Ultrathin effective TiN protective films prepared by plasma-enhanced atomic layer deposition for high performance metallic bipolar plates of polymer electrolyte membrane fuel cells

Abstract

The stainless steel (SS)-based bipolar plate with high conductivity and corrosion resistance is one of the key components in recent polymer electrolyte membrane fuel cells. Therefore, an excellent corrosion protection and good electrical conductivity in SS316L-based bipolar plates can be achieved through plasma-enhanced atomic layer deposition (PEALD) of ultrathin (25–67 nm) TiN thin films. To this end, two types of TiN protective coatings deposited by PEALD using tetrakis(dimethylamino)titanium (TDMAT) and titanium tetrachloride (TiCl4) precursors were evaluated; the evaluations were conducted under conditions simulating the operating conditions of PEMFCs.
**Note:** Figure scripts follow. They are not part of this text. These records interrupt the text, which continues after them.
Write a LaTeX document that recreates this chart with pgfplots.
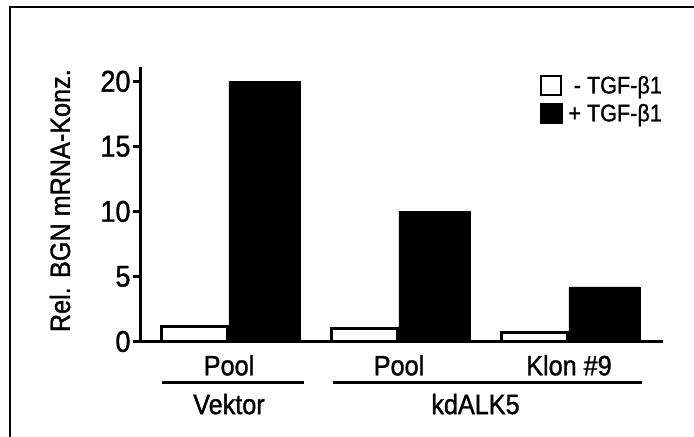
\documentclass[border=0pt]{standalone}
\usepackage{fontspec}
\setmainfont{Liberation Sans}[FakeStretch=0.9, FakeBold=1.2]
\usepackage{pgfplots}
\pgfplotsset{compat=1.18}
\newcommand{\lbl}{\fontsize{28bp}{33bp}\selectfont}
\begin{document}
\begin{tikzpicture}
\useasboundingbox (0bp,0bp) rectangle (694bp,-437bp);
% frame (cut off on the right and at the bottom)
\draw[line width=2.2bp] (9.7bp,-437bp) -- (9.7bp,-6.7bp) -- (694bp,-6.7bp);
\begin{axis}[
    at={(140bp,-341.5bp)}, anchor=south west,
    scale only axis, width=523bp, height=274.5bp,
    xmin=-0.5235, xmax=2.553,
    ymin=0, ymax=21.1,
    axis x line=bottom, axis y line=left,
    axis line style={-, line width=3bp},
    axis on top,
    clip=false,
    ytick={0,5,10,15,20},
    xtick={0,1,2},
    xticklabels={Pool, Pool, Klon \#9},
    tick align=outside,
    major tick length=7bp,
    ytick style={line width=2.5bp, black},
    xtick style={draw=none},
    tick label style={font=\lbl},
    yticklabel style={xshift=1bp, font=\fontsize{30bp}{34bp}\selectfont},
    xticklabel style={yshift=-3bp},
    /pgf/number format/assume math mode=true,
    ylabel={Rel. BGN mRNA-Konz.},
    ylabel style={at={(axis description cs:-0.153,0.513)}, anchor=center,
        font=\lbl},
    legend style={at={(axis description cs:1.002,0.975)}, anchor=north east,
        draw=none, fill=none, inner sep=0pt, row sep=5bp, column sep=4bp,
        font=\fontsize{24bp}{28bp}\selectfont},
    legend cell align=right,
]

% - TGF-beta1
\addplot[ybar, bar width=66bp, bar shift=-34.25bp, fill=white, draw=black,
    line width=2.5bp,
    legend image code/.code={\draw[fill=white, draw=black, line width=1.8bp]
        (0.9bp,-9.1bp) rectangle (21.1bp,9.1bp);}]
    coordinates {(0,1.15) (1,1.0) (2,0.7)};
\addlegendentry{- TGF-β1}

% + TGF-beta1
\addplot[ybar, bar width=71bp, bar shift=35.5bp, fill=black, draw=black,
    line width=0.3bp,
    legend image code/.code={\fill[black] (0bp,-10bp) rectangle (22bp,10bp);}]
    coordinates {(0,20) (1,10) (2,4.2)};
\addlegendentry{+ TGF-β1}

% group brackets below the categories
\draw[line width=3.3bp] (axis cs:-0.395,-3.17) -- (axis cs:0.439,-3.17);
\draw[line width=3.3bp] (axis cs:0.609,-3.17) -- (axis cs:2.428,-3.17);
\node[anchor=base, font=\lbl] at (axis cs:0,-5.58) {Vektor};
\node[anchor=base, font=\lbl] at (axis cs:1.45,-5.58) {kdALK5};
\end{axis}
\end{tikzpicture}
\end{document}
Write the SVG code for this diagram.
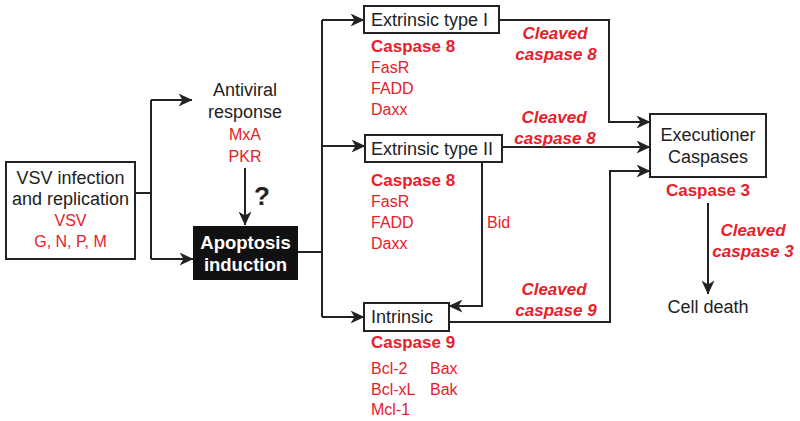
<svg xmlns="http://www.w3.org/2000/svg" width="800" height="421" viewBox="0 0 800 421">
<style>
.bk{font-family:"Liberation Sans",Arial,sans-serif;font-size:18px;fill:#222}
.rd{font-family:"Liberation Sans",Arial,sans-serif;font-size:16px;fill:#e8202a}
.rb{font-family:"Liberation Sans",Arial,sans-serif;font-size:17px;font-weight:bold;fill:#e8202a}
.ri{font-family:"Liberation Sans",Arial,sans-serif;font-size:17px;font-weight:bold;font-style:italic;fill:#e8202a}
.box{fill:#fff;stroke:#222;stroke-width:2}
.ln{fill:none;stroke:#222;stroke-width:2}
.c{text-anchor:middle}
</style>
<defs>
<marker id="ah" viewBox="0 0 14 13" refX="13.5" refY="6.5" markerWidth="14" markerHeight="13" markerUnits="userSpaceOnUse" orient="auto">
<path d="M0,0 L14,6.5 L0,13 L4,6.5 z" fill="#222"/>
</marker>
</defs>
<rect width="800" height="421" fill="#fff"/>
<g id="connectors">
<path class="ln" d="M135,193 H151"/>
<path class="ln" d="M151,100 V259"/>
<path class="ln" d="M151,100 H192" marker-end="url(#ah)"/>
<path class="ln" d="M151,259 H193" marker-end="url(#ah)"/>
<path class="ln" d="M245,168 V225" marker-end="url(#ah)"/>
<path class="ln" d="M298,252 H322"/>
<path class="ln" d="M322,20 V317"/>
<path class="ln" d="M322,20 H364" marker-end="url(#ah)"/>
<path class="ln" d="M322,146 H365" marker-end="url(#ah)"/>
<path class="ln" d="M322,317 H364" marker-end="url(#ah)"/>
<path class="ln" d="M499,20 H609 V122 H650" marker-end="url(#ah)"/>
<path class="ln" d="M502,147 H650" marker-end="url(#ah)"/>
<path class="ln" d="M482,162 V306 H449" marker-end="url(#ah)"/>
<path class="ln" d="M449,322 H610 V171 H650" marker-end="url(#ah)"/>
<path class="ln" d="M708,203 V294" marker-end="url(#ah)"/>
</g>
<g id="vsv">
<rect class="box" x="6" y="162" width="129" height="97"/>
<text class="bk c" x="70.5" y="184">VSV infection</text>
<text class="bk c" x="70.5" y="205">and replication</text>
<text class="rd c" x="70.5" y="226">VSV</text>
<text class="rd c" x="70.5" y="247">G, N, P, M</text>
</g>
<g id="antiviral">
<text class="bk c" x="245" y="96">Antiviral</text>
<text class="bk c" x="245" y="118">response</text>
<text class="rd c" x="245" y="140">MxA</text>
<text class="rd c" x="245" y="162">PKR</text>
</g>
<text x="262" y="205" style="font-family:'Liberation Sans',Arial,sans-serif;font-size:26px;font-weight:bold;fill:#222" class="c">?</text>
<g id="apoptosis">
<rect x="193" y="226" width="105" height="54" fill="#111"/>
<text class="c" x="245.5" y="249" style="font-family:'Liberation Sans',Arial,sans-serif;font-size:18.5px;font-weight:bold;fill:#fff">Apoptosis</text>
<text class="c" x="245.5" y="271" style="font-family:'Liberation Sans',Arial,sans-serif;font-size:18.5px;font-weight:bold;fill:#fff">induction</text>
</g>
<g id="ext1">
<rect class="box" x="364" y="6" width="135" height="27"/>
<text class="bk" x="371" y="26">Extrinsic type I</text>
<text class="rb" x="371" y="52">Caspase 8</text>
<text class="rd" x="371" y="73">FasR</text>
<text class="rd" x="371" y="94">FADD</text>
<text class="rd" x="371" y="115">Daxx</text>
</g>
<g id="ext2">
<rect class="box" x="365" y="135" width="137" height="27"/>
<text class="bk" x="371" y="155">Extrinsic type II</text>
<text class="rb" x="371" y="186">Caspase 8</text>
<text class="rd" x="371" y="207">FasR</text>
<text class="rd" x="371" y="228">FADD</text>
<text class="rd" x="371" y="249">Daxx</text>
<text class="rd" x="487" y="228">Bid</text>
</g>
<g id="intrinsic">
<rect class="box" x="364" y="303" width="85" height="28"/>
<text class="bk" x="371" y="323">Intrinsic</text>
<text class="rb" x="371" y="348">Caspase 9</text>
<text class="rd" x="371" y="374">Bcl-2</text>
<text class="rd" x="371" y="395">Bcl-xL</text>
<text class="rd" x="371" y="415">Mcl-1</text>
<text class="rd" x="430" y="374">Bax</text>
<text class="rd" x="430" y="395">Bak</text>
</g>
<g id="labels">
<text class="ri c" x="555" y="39">Cleaved</text>
<text class="ri c" x="556" y="60">caspase 8</text>
<text class="ri c" x="554" y="123">Cleaved</text>
<text class="ri c" x="555" y="144">caspase 8</text>
<text class="ri c" x="554" y="295">Cleaved</text>
<text class="ri c" x="556" y="316">caspase 9</text>
<text class="ri c" x="753" y="236">Cleaved</text>
<text class="ri c" x="753" y="257">caspase 3</text>
</g>
<g id="executioner">
<rect class="box" x="650" y="114" width="116" height="63"/>
<text class="bk c" x="708" y="141">Executioner</text>
<text class="bk c" x="708" y="163">Caspases</text>
<text class="rb c" x="708" y="196">Caspase 3</text>
</g>
<g id="celldeath">
<text class="bk c" x="708" y="313">Cell death</text>
</g>
</svg>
Regardless of the precursor type, PEALD-TiN onto SS316L resulted in great improvements in electrical conductivity and corrosion resistance. Notably, the TiN thin films prepared using TDMAT exhibited excellent corrosion resistance (<1 μA/cm2) compared to those produced using TiCl4 as the precursor. Systematically structural, compositional, and electrochemical analysis revealed that a ~5-nm-thick ultrathin amorphous interfacial layer, formed and played a key role in the corrosion protection using TDMAT. Furthermore, the TiN thin films by TDMAT greatly lowered the interfacial contact resistance of SS316L from 35.868 to 15.239 mΩ∙cm2 at a compaction force of 127 N/cm2. Our study presents an interesting opportunity for the development of PEALD protective coating materials for SS-bipolar plates.